Task objective: Print the listing as it stands, omitting all images.

Provided records:
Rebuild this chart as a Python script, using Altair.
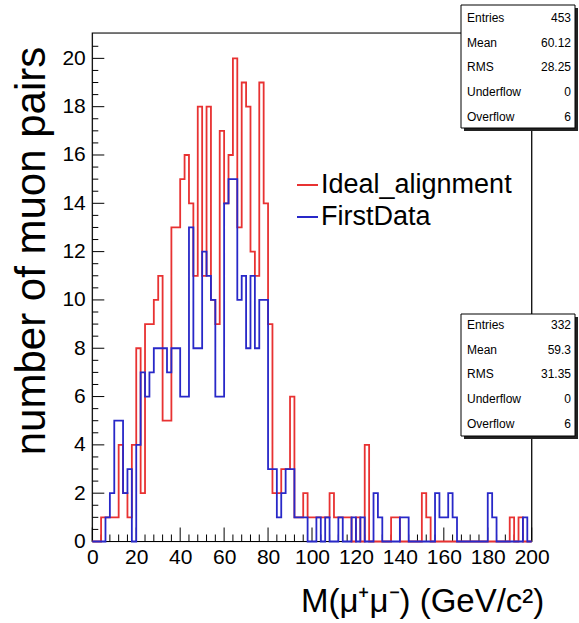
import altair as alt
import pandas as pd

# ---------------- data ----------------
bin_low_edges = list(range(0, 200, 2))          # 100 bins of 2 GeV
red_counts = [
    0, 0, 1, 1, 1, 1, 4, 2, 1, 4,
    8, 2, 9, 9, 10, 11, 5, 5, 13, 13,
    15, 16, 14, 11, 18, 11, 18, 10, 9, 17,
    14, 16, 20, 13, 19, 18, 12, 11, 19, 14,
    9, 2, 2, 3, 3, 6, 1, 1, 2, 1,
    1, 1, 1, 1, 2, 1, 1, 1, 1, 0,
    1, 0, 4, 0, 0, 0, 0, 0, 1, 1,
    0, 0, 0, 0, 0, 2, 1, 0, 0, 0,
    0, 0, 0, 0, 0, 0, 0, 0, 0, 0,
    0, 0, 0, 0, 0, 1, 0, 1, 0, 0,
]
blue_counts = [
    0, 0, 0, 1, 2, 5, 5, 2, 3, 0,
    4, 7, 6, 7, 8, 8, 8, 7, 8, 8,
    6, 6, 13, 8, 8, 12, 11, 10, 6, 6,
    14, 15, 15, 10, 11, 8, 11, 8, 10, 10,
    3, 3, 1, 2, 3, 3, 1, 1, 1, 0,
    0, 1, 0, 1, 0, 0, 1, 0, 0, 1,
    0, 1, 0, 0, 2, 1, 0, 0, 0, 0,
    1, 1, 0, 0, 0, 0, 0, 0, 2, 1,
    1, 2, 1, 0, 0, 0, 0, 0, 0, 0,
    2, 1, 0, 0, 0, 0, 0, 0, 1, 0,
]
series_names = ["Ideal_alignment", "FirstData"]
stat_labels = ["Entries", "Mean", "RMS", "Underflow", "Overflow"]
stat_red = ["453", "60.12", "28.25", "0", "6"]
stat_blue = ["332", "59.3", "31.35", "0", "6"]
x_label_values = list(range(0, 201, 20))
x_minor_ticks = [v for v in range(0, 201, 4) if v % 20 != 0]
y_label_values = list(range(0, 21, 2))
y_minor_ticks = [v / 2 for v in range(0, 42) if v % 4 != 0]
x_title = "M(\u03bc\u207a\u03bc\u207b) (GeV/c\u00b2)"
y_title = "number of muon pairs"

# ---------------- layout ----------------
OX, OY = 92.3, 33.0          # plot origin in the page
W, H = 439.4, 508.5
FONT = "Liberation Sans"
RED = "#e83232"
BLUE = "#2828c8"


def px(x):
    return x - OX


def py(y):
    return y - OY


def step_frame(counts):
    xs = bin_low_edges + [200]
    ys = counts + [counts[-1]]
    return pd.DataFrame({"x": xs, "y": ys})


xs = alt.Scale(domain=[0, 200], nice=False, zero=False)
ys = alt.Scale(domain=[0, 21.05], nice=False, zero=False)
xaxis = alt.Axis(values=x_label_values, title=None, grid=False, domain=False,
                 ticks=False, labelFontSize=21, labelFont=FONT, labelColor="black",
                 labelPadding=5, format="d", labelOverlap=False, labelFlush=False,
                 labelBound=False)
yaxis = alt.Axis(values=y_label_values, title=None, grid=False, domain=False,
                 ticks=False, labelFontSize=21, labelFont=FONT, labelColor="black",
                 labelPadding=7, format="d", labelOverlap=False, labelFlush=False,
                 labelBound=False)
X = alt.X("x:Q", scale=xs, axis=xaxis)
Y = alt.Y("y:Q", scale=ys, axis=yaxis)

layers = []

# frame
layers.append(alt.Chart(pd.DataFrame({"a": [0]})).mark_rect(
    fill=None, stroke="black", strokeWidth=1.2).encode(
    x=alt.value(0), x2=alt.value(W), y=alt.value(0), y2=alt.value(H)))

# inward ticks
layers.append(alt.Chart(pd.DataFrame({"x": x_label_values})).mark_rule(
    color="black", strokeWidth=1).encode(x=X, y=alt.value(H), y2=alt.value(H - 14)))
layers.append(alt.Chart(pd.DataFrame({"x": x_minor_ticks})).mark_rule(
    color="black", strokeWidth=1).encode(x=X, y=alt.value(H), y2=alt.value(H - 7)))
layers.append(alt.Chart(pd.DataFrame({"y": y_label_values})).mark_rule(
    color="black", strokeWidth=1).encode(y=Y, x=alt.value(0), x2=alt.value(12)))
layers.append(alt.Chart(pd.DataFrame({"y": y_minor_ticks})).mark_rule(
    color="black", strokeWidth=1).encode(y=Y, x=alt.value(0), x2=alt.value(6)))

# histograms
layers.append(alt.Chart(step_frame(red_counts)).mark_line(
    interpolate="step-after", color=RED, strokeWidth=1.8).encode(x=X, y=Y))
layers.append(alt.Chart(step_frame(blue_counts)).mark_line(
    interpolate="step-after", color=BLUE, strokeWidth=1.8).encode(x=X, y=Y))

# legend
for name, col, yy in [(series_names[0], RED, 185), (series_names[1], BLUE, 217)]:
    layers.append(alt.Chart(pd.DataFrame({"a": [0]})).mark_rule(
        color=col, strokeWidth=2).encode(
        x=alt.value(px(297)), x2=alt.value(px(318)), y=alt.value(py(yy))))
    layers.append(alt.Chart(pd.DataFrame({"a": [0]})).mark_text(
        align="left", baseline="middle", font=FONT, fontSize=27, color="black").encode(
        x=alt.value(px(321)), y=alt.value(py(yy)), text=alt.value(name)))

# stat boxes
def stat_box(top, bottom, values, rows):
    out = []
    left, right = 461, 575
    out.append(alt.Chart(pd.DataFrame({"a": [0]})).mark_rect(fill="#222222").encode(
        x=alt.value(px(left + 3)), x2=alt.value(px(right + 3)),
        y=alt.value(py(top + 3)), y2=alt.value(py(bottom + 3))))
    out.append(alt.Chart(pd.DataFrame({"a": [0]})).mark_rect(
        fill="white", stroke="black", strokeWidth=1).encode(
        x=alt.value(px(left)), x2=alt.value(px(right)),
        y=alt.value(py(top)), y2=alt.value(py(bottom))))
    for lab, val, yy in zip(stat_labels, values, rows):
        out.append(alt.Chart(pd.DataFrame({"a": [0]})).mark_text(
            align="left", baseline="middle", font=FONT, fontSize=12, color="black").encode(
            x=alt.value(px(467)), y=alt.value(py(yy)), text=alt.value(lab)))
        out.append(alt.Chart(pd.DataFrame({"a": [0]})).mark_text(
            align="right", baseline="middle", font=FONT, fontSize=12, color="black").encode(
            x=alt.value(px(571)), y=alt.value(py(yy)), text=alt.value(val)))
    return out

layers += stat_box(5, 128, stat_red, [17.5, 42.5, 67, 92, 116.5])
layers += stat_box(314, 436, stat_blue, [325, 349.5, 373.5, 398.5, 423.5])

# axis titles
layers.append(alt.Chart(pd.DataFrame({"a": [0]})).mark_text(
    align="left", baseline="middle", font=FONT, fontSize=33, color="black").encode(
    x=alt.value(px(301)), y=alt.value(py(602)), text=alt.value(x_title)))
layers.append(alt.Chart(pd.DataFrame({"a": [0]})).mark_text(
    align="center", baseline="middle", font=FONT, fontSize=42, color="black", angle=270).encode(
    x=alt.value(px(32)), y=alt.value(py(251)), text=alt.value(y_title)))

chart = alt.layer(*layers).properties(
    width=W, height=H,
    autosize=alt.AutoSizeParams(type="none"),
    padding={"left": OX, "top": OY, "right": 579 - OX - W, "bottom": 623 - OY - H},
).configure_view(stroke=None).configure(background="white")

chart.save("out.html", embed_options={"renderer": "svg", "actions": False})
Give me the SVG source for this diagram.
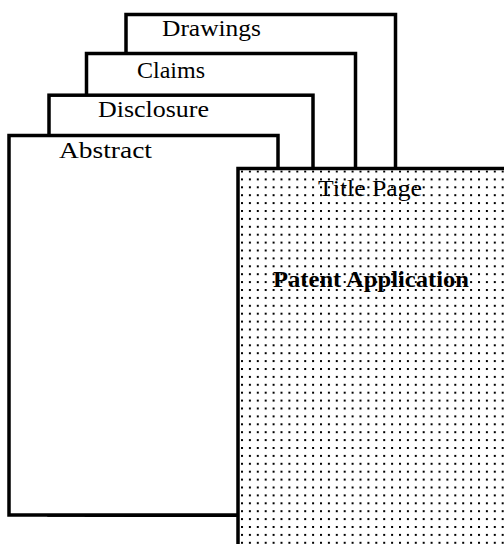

Exercise response:
Rebuild this chart as a Python script, using Altair.
import altair as alt
import pandas as pd

# ---------------- data ----------------
bin_low_edges = list(range(0, 200, 2))          # 100 bins of 2 GeV
red_counts = [
    0, 0, 1, 1, 1, 1, 4, 2, 1, 4,
    8, 2, 9, 9, 10, 11, 5, 5, 13, 13,
    15, 16, 14, 11, 18, 11, 18, 10, 9, 17,
    14, 16, 20, 13, 19, 18, 12, 11, 19, 14,
    9, 2, 2, 3, 3, 6, 1, 1, 2, 1,
    1, 1, 1, 1, 2, 1, 1, 1, 1, 0,
    1, 0, 4, 0, 0, 0, 0, 0, 1, 1,
    0, 0, 0, 0, 0, 2, 1, 0, 0, 0,
    0, 0, 0, 0, 0, 0, 0, 0, 0, 0,
    0, 0, 0, 0, 0, 1, 0, 1, 0, 0,
]
blue_counts = [
    0, 0, 0, 1, 2, 5, 5, 2, 3, 0,
    4, 7, 6, 7, 8, 8, 8, 7, 8, 8,
    6, 6, 13, 8, 8, 12, 11, 10, 6, 6,
    14, 15, 15, 10, 11, 8, 11, 8, 10, 10,
    3, 3, 1, 2, 3, 3, 1, 1, 1, 0,
    0, 1, 0, 1, 0, 0, 1, 0, 0, 1,
    0, 1, 0, 0, 2, 1, 0, 0, 0, 0,
    1, 1, 0, 0, 0, 0, 0, 0, 2, 1,
    1, 2, 1, 0, 0, 0, 0, 0, 0, 0,
    2, 1, 0, 0, 0, 0, 0, 0, 1, 0,
]
series_names = ["Ideal_alignment", "FirstData"]
stat_labels = ["Entries", "Mean", "RMS", "Underflow", "Overflow"]
stat_red = ["453", "60.12", "28.25", "0", "6"]
stat_blue = ["332", "59.3", "31.35", "0", "6"]
x_label_values = list(range(0, 201, 20))
x_minor_ticks = [v for v in range(0, 201, 4) if v % 20 != 0]
y_label_values = list(range(0, 21, 2))
y_minor_ticks = [v / 2 for v in range(0, 42) if v % 4 != 0]
x_title = "M(\u03bc\u207a\u03bc\u207b) (GeV/c\u00b2)"
y_title = "number of muon pairs"

# ---------------- layout ----------------
OX, OY = 92.3, 33.0          # plot origin in the page
W, H = 439.4, 508.5
FONT = "Liberation Sans"
RED = "#e83232"
BLUE = "#2828c8"


def px(x):
    return x - OX


def py(y):
    return y - OY


def step_frame(counts):
    xs = bin_low_edges + [200]
    ys = counts + [counts[-1]]
    return pd.DataFrame({"x": xs, "y": ys})


xs = alt.Scale(domain=[0, 200], nice=False, zero=False)
ys = alt.Scale(domain=[0, 21.05], nice=False, zero=False)
xaxis = alt.Axis(values=x_label_values, title=None, grid=False, domain=False,
                 ticks=False, labelFontSize=21, labelFont=FONT, labelColor="black",
                 labelPadding=5, format="d", labelOverlap=False, labelFlush=False,
                 labelBound=False)
yaxis = alt.Axis(values=y_label_values, title=None, grid=False, domain=False,
                 ticks=False, labelFontSize=21, labelFont=FONT, labelColor="black",
                 labelPadding=7, format="d", labelOverlap=False, labelFlush=False,
                 labelBound=False)
X = alt.X("x:Q", scale=xs, axis=xaxis)
Y = alt.Y("y:Q", scale=ys, axis=yaxis)

layers = []

# frame
layers.append(alt.Chart(pd.DataFrame({"a": [0]})).mark_rect(
    fill=None, stroke="black", strokeWidth=1.2).encode(
    x=alt.value(0), x2=alt.value(W), y=alt.value(0), y2=alt.value(H)))

# inward ticks
layers.append(alt.Chart(pd.DataFrame({"x": x_label_values})).mark_rule(
    color="black", strokeWidth=1).encode(x=X, y=alt.value(H), y2=alt.value(H - 14)))
layers.append(alt.Chart(pd.DataFrame({"x": x_minor_ticks})).mark_rule(
    color="black", strokeWidth=1).encode(x=X, y=alt.value(H), y2=alt.value(H - 7)))
layers.append(alt.Chart(pd.DataFrame({"y": y_label_values})).mark_rule(
    color="black", strokeWidth=1).encode(y=Y, x=alt.value(0), x2=alt.value(12)))
layers.append(alt.Chart(pd.DataFrame({"y": y_minor_ticks})).mark_rule(
    color="black", strokeWidth=1).encode(y=Y, x=alt.value(0), x2=alt.value(6)))

# histograms
layers.append(alt.Chart(step_frame(red_counts)).mark_line(
    interpolate="step-after", color=RED, strokeWidth=1.8).encode(x=X, y=Y))
layers.append(alt.Chart(step_frame(blue_counts)).mark_line(
    interpolate="step-after", color=BLUE, strokeWidth=1.8).encode(x=X, y=Y))

# legend
for name, col, yy in [(series_names[0], RED, 185), (series_names[1], BLUE, 217)]:
    layers.append(alt.Chart(pd.DataFrame({"a": [0]})).mark_rule(
        color=col, strokeWidth=2).encode(
        x=alt.value(px(297)), x2=alt.value(px(318)), y=alt.value(py(yy))))
    layers.append(alt.Chart(pd.DataFrame({"a": [0]})).mark_text(
        align="left", baseline="middle", font=FONT, fontSize=27, color="black").encode(
        x=alt.value(px(321)), y=alt.value(py(yy)), text=alt.value(name)))

# stat boxes
def stat_box(top, bottom, values, rows):
    out = []
    left, right = 461, 575
    out.append(alt.Chart(pd.DataFrame({"a": [0]})).mark_rect(fill="#222222").encode(
        x=alt.value(px(left + 3)), x2=alt.value(px(right + 3)),
        y=alt.value(py(top + 3)), y2=alt.value(py(bottom + 3))))
    out.append(alt.Chart(pd.DataFrame({"a": [0]})).mark_rect(
        fill="white", stroke="black", strokeWidth=1).encode(
        x=alt.value(px(left)), x2=alt.value(px(right)),
        y=alt.value(py(top)), y2=alt.value(py(bottom))))
    for lab, val, yy in zip(stat_labels, values, rows):
        out.append(alt.Chart(pd.DataFrame({"a": [0]})).mark_text(
            align="left", baseline="middle", font=FONT, fontSize=12, color="black").encode(
            x=alt.value(px(467)), y=alt.value(py(yy)), text=alt.value(lab)))
        out.append(alt.Chart(pd.DataFrame({"a": [0]})).mark_text(
            align="right", baseline="middle", font=FONT, fontSize=12, color="black").encode(
            x=alt.value(px(571)), y=alt.value(py(yy)), text=alt.value(val)))
    return out

layers += stat_box(5, 128, stat_red, [17.5, 42.5, 67, 92, 116.5])
layers += stat_box(314, 436, stat_blue, [325, 349.5, 373.5, 398.5, 423.5])

# axis titles
layers.append(alt.Chart(pd.DataFrame({"a": [0]})).mark_text(
    align="left", baseline="middle", font=FONT, fontSize=33, color="black").encode(
    x=alt.value(px(301)), y=alt.value(py(602)), text=alt.value(x_title)))
layers.append(alt.Chart(pd.DataFrame({"a": [0]})).mark_text(
    align="center", baseline="middle", font=FONT, fontSize=42, color="black", angle=270).encode(
    x=alt.value(px(32)), y=alt.value(py(251)), text=alt.value(y_title)))

chart = alt.layer(*layers).properties(
    width=W, height=H,
    autosize=alt.AutoSizeParams(type="none"),
    padding={"left": OX, "top": OY, "right": 579 - OX - W, "bottom": 623 - OY - H},
).configure_view(stroke=None).configure(background="white")

chart.save("out.html", embed_options={"renderer": "svg", "actions": False})
Give me the SVG source for this diagram.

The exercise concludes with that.